Much of the impetus for the new ban on Ohio internet cafés was the perception that these cafes are vehicles for unregulated money laundering and other illegal activities. It remains to be seen how recent indictments against several Ohio internet cafés play out in court, but a high-profile case in Florida provides a text-book example of a corrupt enterprise.
Allied Veterans of the World registered as a tax-exempt charity to help veterans before setting up 49 Internet sweepstakes cafes across Florida. In fact, Allied Veterans was a complex money laundering scheme. Less than two percent of the multi-million dollar profits ever went to charity.

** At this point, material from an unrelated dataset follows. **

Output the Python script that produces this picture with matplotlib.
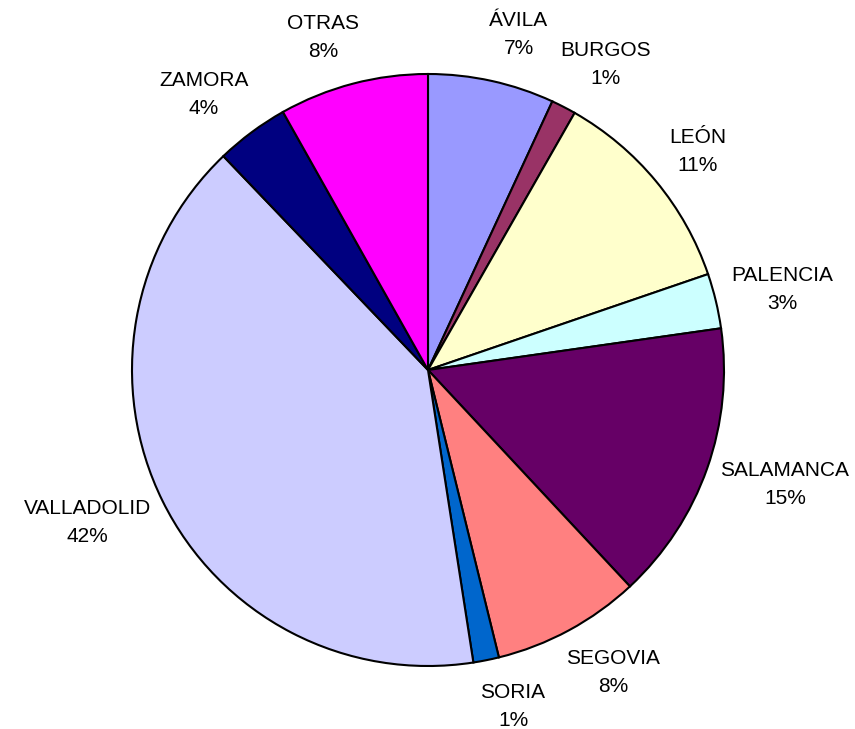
import matplotlib
matplotlib.use("Agg")
import matplotlib.pyplot as plt
import numpy as np

categories = ["ÁVILA", "BURGOS", "LEÓN", "PALENCIA", "SALAMANCA",
              "SEGOVIA", "SORIA", "VALLADOLID", "ZAMORA", "OTRAS"]
values = [6.9, 1.35, 11.5, 3.0, 15.3, 8.1, 1.4, 40.3, 4.0, 8.15]
pct_labels = ["7%", "1%", "11%", "3%", "15%", "8%", "1%", "42%", "4%", "8%"]
colors = ["#9999FF", "#993366", "#FFFFCC", "#CCFFFF", "#660066",
          "#FF8080", "#0066CC", "#CCCCFF", "#000080", "#FF00FF"]

plt.rcParams['font.family'] = ['Liberation Sans', 'DejaVu Sans']

W, H = 855, 729
fig = plt.figure(figsize=(W / 100, H / 100), dpi=100)
ax = fig.add_axes([0, 0, 1, 1])

R = 296.0
cx, cy = 428.0, 370.0  # pixel center (from top)

wedges, _ = ax.pie(values, colors=colors, startangle=90, counterclock=False,
                   wedgeprops=dict(edgecolor="black", linewidth=1.5))

ax.set_xlim(-cx / R, (W - cx) / R)
ax.set_ylim(-(H - cy) / R, cy / R)
ax.set_aspect("equal")
ax.axis("off")

renderer = fig.canvas.get_renderer()
gap = 16.0
total = sum(values)
cum = 0.0
for cat, pct, v in zip(categories, pct_labels, values):
    mid = (cum + v / 2) / total * 2 * np.pi  # clockwise from top
    cum += v
    s, c = np.sin(mid), np.cos(mid)
    t = ax.text(0, 0, f"{cat}\n{pct}", ha="center", va="center",
                fontsize=15, linespacing=1.6, color="black")
    bb = t.get_window_extent(renderer)
    hw, hh = bb.width / 2, bb.height / 2
    dx = (R + gap) * s + hw * s + 18 * np.sign(s) * c * c
    dy = (R + gap) * c + (hh + 8) * c
    t.set_position((dx / R, dy / R))

fig.savefig("out.png", dpi=100, facecolor="white")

A joint state and federal investigation, “Reveal the Deal,” resulted in 57 arrest warrants and the seizure of slot machines, bank accounts and property. The four main co-conspirators are believed to have made more than $90 million, while the remaining 53 defendants hid $194 million in assets.
Defendants in this case are facing numerous first-degree felony charges under the Racketeer and Influenced Corrupt Organizations (RICO). Prosecutors are confident that they can show a clear conspiracy to establish a false non-profit and a sophisticated money-laundering network. Posing as a charity for veterans was a particularly cynical ploy.
This high-profile case in Florida gives ammunition to those who want to close down Internet sweepstakes cafes in other states. Local officials in Ohio districts where these enterprises have provided jobs and much needed revenue through equipment rental fees want the cafes to stay, especially if the industry was regulated to prevent illegitimate gambling. Legislation that would have provided for such oversight did not pass and the cafés in Ohio are expected to close their doors entirely.